### DATA PROVIDED
━━━

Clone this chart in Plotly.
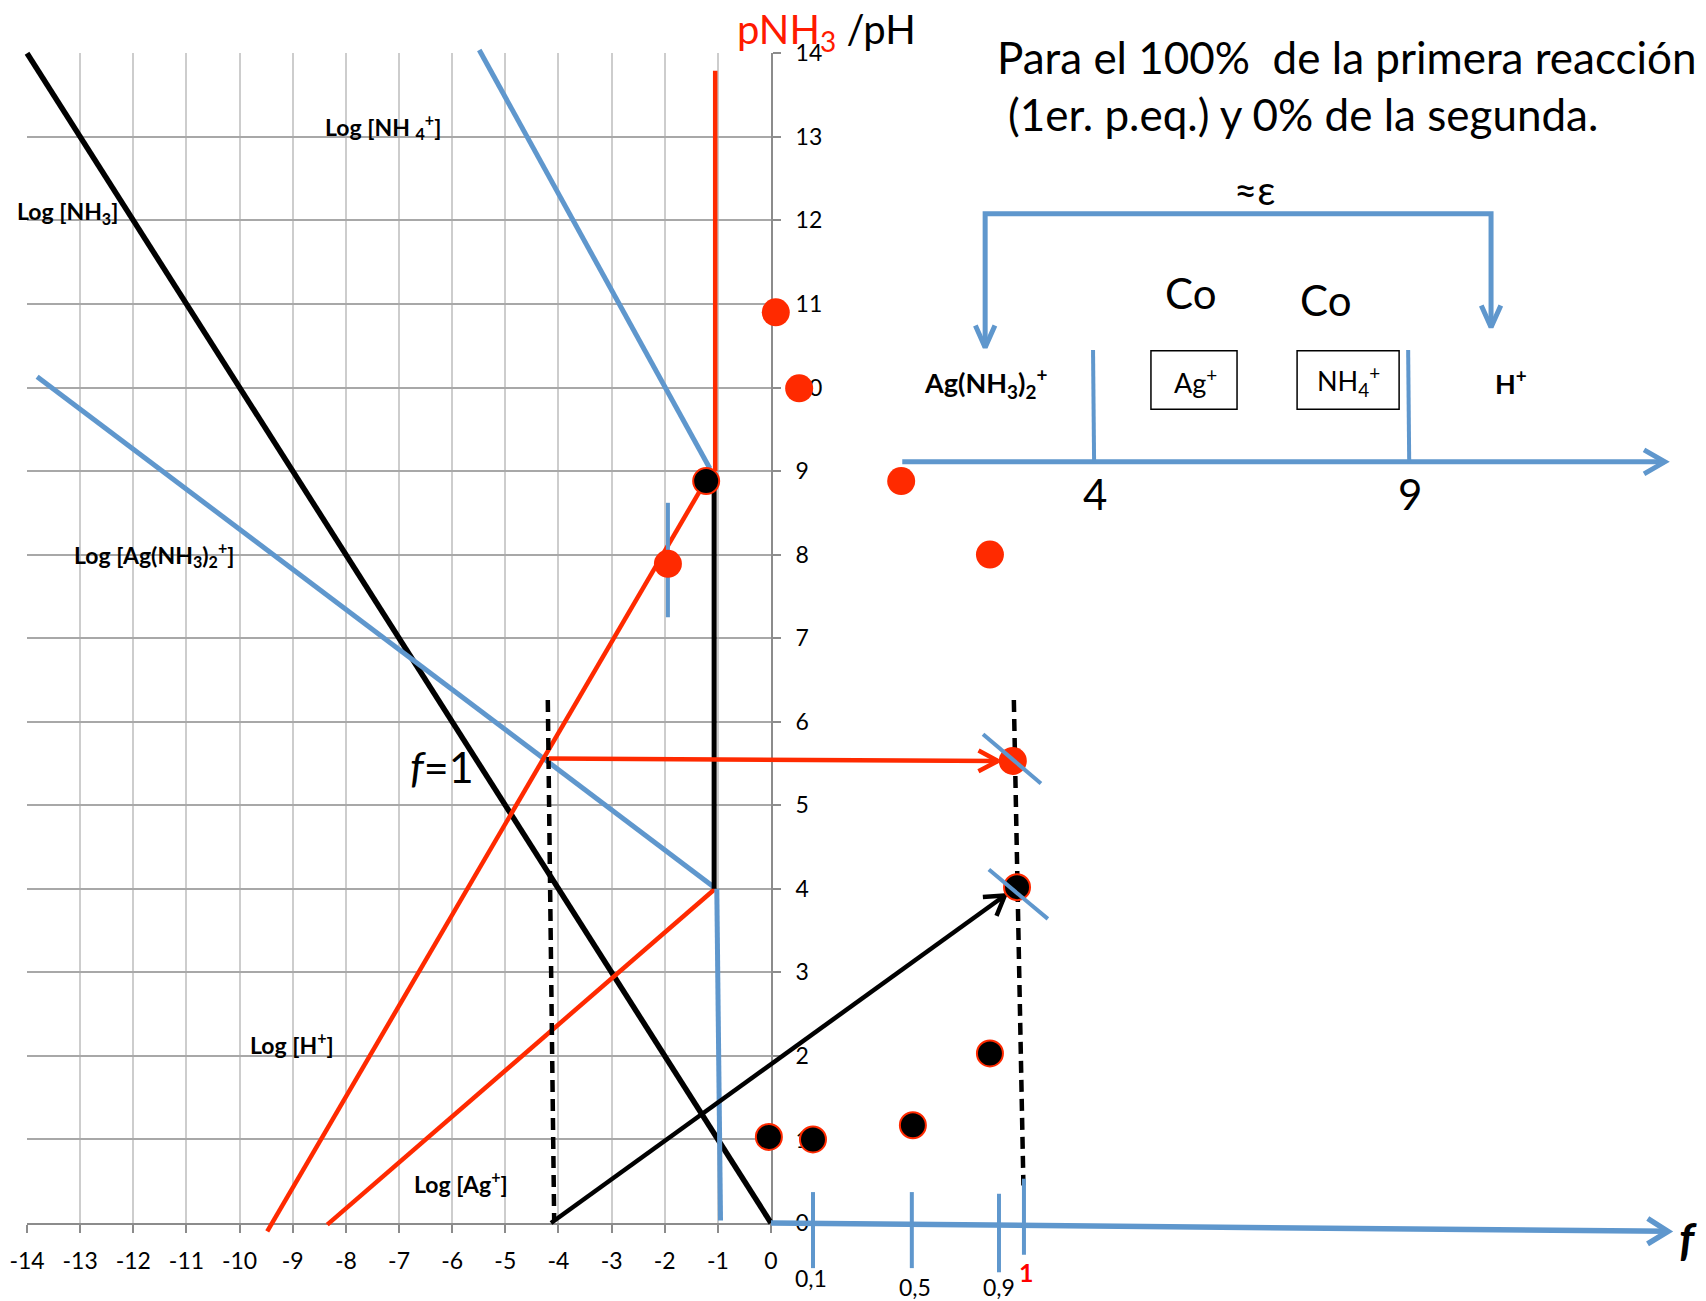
import math
import plotly.graph_objects as go

# ---------------- data ----------------
x_tick_vals = list(range(-14, 1))
x_tick_text = ['-14', '-13', '-12', '-11', '-10', '-9', '-8', '-7', '-6', '-5', '-4', '-3', '-2', '-1', '0']
y_tick_vals = list(range(0, 15))
y_tick_text = [str(v) for v in range(0, 15)]

# log-diagram lines (x: pNH3 scale, y: pH)
log_nh3_x = [-14.0, 0.0]
log_nh3_y = [14.0, 0.0]
log_nh4_x = [-5.49, -1.15]
log_nh4_y = [14.04, 9.03]
log_agnh3_x = [-13.81, -1.07]
log_agnh3_y = [10.13, 4.02]
log_h_x = [-9.48, -1.12]
log_h_y = [-0.10, 9.00]
pnh3_vert_x = [-1.05, -1.05]
pnh3_vert_y = [9.00, 13.79]
log_ag_x = [-8.35, -1.05]
log_ag_y = [-0.02, 4.00]
blue_vert_x = [-1.02, -0.95]
blue_vert_y = [4.00, 0.03]
black_vert_x = [-1.07, -1.07]
black_vert_y = [8.88, 4.00]
blue_mark_x = [-1.94, -1.94]
blue_mark_y = [8.62, 7.25]

dash1_x = [-4.20, -4.08]
dash1_y = [6.26, 0.02]
dash2_x = [4.57, 4.75]
dash2_y = [6.26, 0.45]

red_arrow_x = [-4.18, 4.27]
red_arrow_y = [5.56, 5.53]
black_arrow_x = [-4.14, 4.40]
black_arrow_y = [0.00, 3.92]

slash1_x = [3.99, 5.08]
slash1_y = [5.85, 5.26]
slash2_x = [4.10, 5.21]
slash2_y = [4.23, 3.64]

pnh3_dots_x = [-1.94, 0.09, 0.53, 2.45, 4.12, 4.55]
pnh3_dots_y = [7.89, 10.90, 9.99, 8.88, 8.00, 5.53]
ph_dots_x = [-1.22, -0.04, 0.79, 2.67, 4.12, 4.63]
ph_dots_y = [8.88, 1.03, 1.00, 1.17, 2.03, 4.02]

# f axis
f_axis_x = [0.0, 16.88]
f_axis_y = [0.0, -0.10]
f_tick_x = [0.79, 2.65, 4.29, 4.76]
f_tick_top = [0.37, 0.37, 0.35, 0.53]
f_tick_bot = [-0.54, -0.54, -0.59, -0.38]
f_labels = ['0,1', '0,5', '0,9']
f_label_x = [0.75, 2.71, 4.29]
f_label_y = [-0.66, -0.76, -0.76]

# predominance scale
pred_axis_x = [2.47, 16.82]
pred_axis_y = [9.11, 9.11]
pred_bound_x = [6.06, 11.99]
pred_bound_top = 10.45
pred_bound_labels = ['4', '9']
bracket_x = [4.03, 4.03, 13.55, 13.55]
bracket_y = [10.48, 12.08, 12.08, 10.72]

# ---------------- geometry of the picture ----------------
W, H = 1706, 1301
X0, XS = 771.0, 53.14   # pixel of x=0 and pixels per unit
Y0, YS = 1223.0, 83.55  # pixel of y=0 and pixels per unit

BLUE = '#5f97cd'
RED = '#ff2a00'
FONT = 'Lato'


def head(xs, ys, length=22, ang=30):
    x0, y0, x1, y1 = xs[-2], ys[-2], xs[-1], ys[-1]
    dxp = (x1 - x0) * XS
    dyp = -(y1 - y0) * YS
    L = math.hypot(dxp, dyp)
    bx, by = -dxp / L, -dyp / L
    hx, hy = [], []
    for s in (1, -1):
        a = math.radians(ang * s)
        rx = bx * math.cos(a) - by * math.sin(a)
        ry = bx * math.sin(a) + by * math.cos(a)
        hx.append(x1 + rx * length / XS)
        hy.append(y1 - ry * length / YS)
    return [hx[0], x1, hx[1]], [hy[0], y1, hy[1]]


fig = go.Figure()

# invisible anchor trace so that the gridded main subplot is drawn
fig.add_trace(go.Scatter(x=[x_tick_vals[0]], y=[y_tick_vals[0]], mode='markers', xaxis='x', yaxis='y',
                         marker=dict(opacity=0), hoverinfo='skip', showlegend=False))


def line(xs, ys, color, width, dash=None):
    fig.add_trace(go.Scatter(x=xs, y=ys, mode='lines', xaxis='x2', yaxis='y2',
                             line=dict(color=color, width=width, dash=dash),
                             hoverinfo='skip', showlegend=False))


# log diagram lines
line(log_nh3_x, log_nh3_y, 'black', 5.5)
line(log_nh4_x, log_nh4_y, BLUE, 5)
line(log_agnh3_x, log_agnh3_y, BLUE, 5)
line(log_h_x, log_h_y, RED, 4.5)
line(pnh3_vert_x, pnh3_vert_y, RED, 4.5)
line(log_ag_x, log_ag_y, RED, 4.5)
line(blue_vert_x, blue_vert_y, BLUE, 5)
line(black_vert_x, black_vert_y, 'black', 5)
line(blue_mark_x, blue_mark_y, BLUE, 4)
line(dash1_x, dash1_y, 'black', 4.5, '12px,7px')
line(dash2_x, dash2_y, 'black', 4.5, '12px,7px')

# arrows
line(red_arrow_x, red_arrow_y, RED, 4.5)
hx, hy = head(red_arrow_x, red_arrow_y, 22, 28)
line(hx, hy, RED, 4.5)
line(black_arrow_x, black_arrow_y, 'black', 4.5)
hx, hy = head(black_arrow_x, black_arrow_y, 22, 32)
line(hx, hy, 'black', 4.5)

# f axis
line(f_axis_x, f_axis_y, BLUE, 5.5)
hx, hy = head(f_axis_x, f_axis_y, 24, 32)
line(hx, hy, BLUE, 5.5)
for i in range(len(f_tick_x)):
    line([f_tick_x[i], f_tick_x[i]], [f_tick_top[i], f_tick_bot[i]], BLUE, 4)

# dots
fig.add_trace(go.Scatter(x=pnh3_dots_x, y=pnh3_dots_y, mode='markers', xaxis='x2', yaxis='y2',
                         marker=dict(size=28, color=RED, line=dict(width=0)),
                         hoverinfo='skip', showlegend=False))
fig.add_trace(go.Scatter(x=ph_dots_x, y=ph_dots_y, mode='markers', xaxis='x2', yaxis='y2',
                         marker=dict(size=26, color='black', line=dict(width=2, color=RED)),
                         hoverinfo='skip', showlegend=False))
line(slash1_x, slash1_y, BLUE, 4)
line(slash2_x, slash2_y, BLUE, 4)

# predominance scale
line(pred_axis_x, pred_axis_y, BLUE, 5)
hx, hy = head(pred_axis_x, pred_axis_y, 24, 30)
line(hx, hy, BLUE, 5)
for bx in pred_bound_x:
    line([bx, bx + 0.02], [pred_bound_top, pred_axis_y[0]], BLUE, 4)
line(bracket_x, bracket_y, BLUE, 5)
hx, hy = head(bracket_x[:2][::-1], bracket_y[:2][::-1], 24, 24)
line(hx, hy, BLUE, 5)
hx, hy = head(bracket_x[2:], bracket_y[2:], 24, 24)
line(hx, hy, BLUE, 5)

annotations = []


def text(x, y, s, size, color='black', bold=False, anchor='left', family=FONT, italic=False):
    if bold:
        s = '<b>' + s + '</b>'
    if italic:
        s = '<i>' + s + '</i>'
    annotations.append(dict(x=x, y=y, xref='x2', yref='y2', text=s, showarrow=False,
                            xanchor=anchor, yanchor='middle',
                            font=dict(family=family, size=size, color=color)))


text(-8.43, 13.12, 'Log [NH <sub>4</sub><sup>+</sup>]', 23, bold=True)
text(-14.23, 12.10, 'Log [NH<sub>3</sub>]', 23, bold=True)
text(-13.15, 8.00, 'Log [Ag(NH<sub>3</sub>)<sub>2</sub><sup>+</sup>]', 23, bold=True)
text(-9.84, 2.15, 'Log [H<sup>+</sup>]', 23, bold=True)
text(-6.76, 0.49, 'Log [Ag<sup>+</sup>]', 23, bold=True)
text(-6.83, 5.46, '<i>f</i>=1', 43)
text(-0.68, 14.26, '<span style="color:#ff1a00">pNH<sub>3</sub></span> /pH', 40)

text(4.22, 13.96, 'Para el 100%&nbsp; de la primera reacción', 44)
text(4.43, 13.27, '(1er. p.eq.) y 0% de la segunda.', 44)
text(9.09, 12.36, '≈ε', 40, anchor='center')
text(7.90, 11.13, 'Co', 42, anchor='center')
text(10.43, 11.05, 'Co', 42, anchor='center')
text(2.84, 10.05, 'Ag(NH<sub>3</sub>)<sub>2</sub><sup>+</sup>', 27, bold=True)
text(7.98, 10.08, 'Ag<sup>+</sup>', 27, anchor='center')
text(10.86, 10.08, 'NH<sub>4</sub><sup>+</sup>', 27, anchor='center')
text(13.93, 10.07, 'H<sup>+</sup>', 27, bold=True, anchor='center')
for bx, lab in zip(pred_bound_x, pred_bound_labels):
    text(bx + 0.04, 8.72, lab, 42, anchor='center')

for fx, fy, lab in zip(f_label_x, f_label_y, f_labels):
    text(fx, fy, lab, 23, anchor='center')
text(4.80, -0.59, '1', 25, color='#ff0000', bold=True, anchor='center')
text(17.26, -0.18, 'f', 46, bold=True, italic=True, anchor='center')

shapes = [
    dict(type='rect', xref='x2', yref='y2', x0=7.15, x1=8.77, y0=9.74, y1=10.44,
         line=dict(color='black', width=1.5)),
    dict(type='rect', xref='x2', yref='y2', x0=9.90, x1=11.82, y0=9.74, y1=10.44,
         line=dict(color='black', width=1.5)),
]

axis_common = dict(showline=True, linecolor='#8c8c8c', linewidth=2, ticks='outside', ticklen=8,
                   tickwidth=2, tickcolor='#8c8c8c', zeroline=False, fixedrange=True,
                   automargin=False, tickfont=dict(family=FONT, size=23, color='black'))

fig.update_layout(
    template='none',
    width=W, height=H, margin=dict(l=0, r=0, t=0, b=0, pad=0),
    paper_bgcolor='white', plot_bgcolor='rgba(0,0,0,0)',
    showlegend=False,
    xaxis=dict(domain=[(X0 - 14 * XS) / W, X0 / W], range=[-14, 0], tickvals=x_tick_vals,
               ticktext=x_tick_text, showgrid=True, gridcolor='#cdcdcd', gridwidth=2,
               ticklabelstandoff=8, anchor='y', **axis_common),
    yaxis=dict(domain=[(H - Y0) / H, (H - Y0 + 14 * YS) / H], range=[0, 14], side='right',
               tickvals=y_tick_vals, ticktext=y_tick_text, showgrid=True, gridcolor='#a8a8a8',
               gridwidth=2, ticklabelstandoff=10, anchor='x', **axis_common),
    xaxis2=dict(domain=[0, 1], range=[-X0 / XS, (W - X0) / XS], visible=False, anchor='y2',
                fixedrange=True, automargin=False),
    yaxis2=dict(domain=[0, 1], range=[(Y0 - H) / YS, Y0 / YS], visible=False, anchor='x2',
                fixedrange=True, automargin=False),
    annotations=annotations,
    shapes=shapes,
)

fig.write_html("out.html", config={'displayModeBar': False},
               post_script="document.body.style.margin='0';document.body.style.overflow='hidden';")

━━━

Repeat the lines of the listing above verbatim, beginning at its first line and ending at the line containing "import plotly.graph_objects as go", which is included. Omit pictures.

### IN RESPONSE
Clone this chart in Plotly.
import math
import plotly.graph_objects as go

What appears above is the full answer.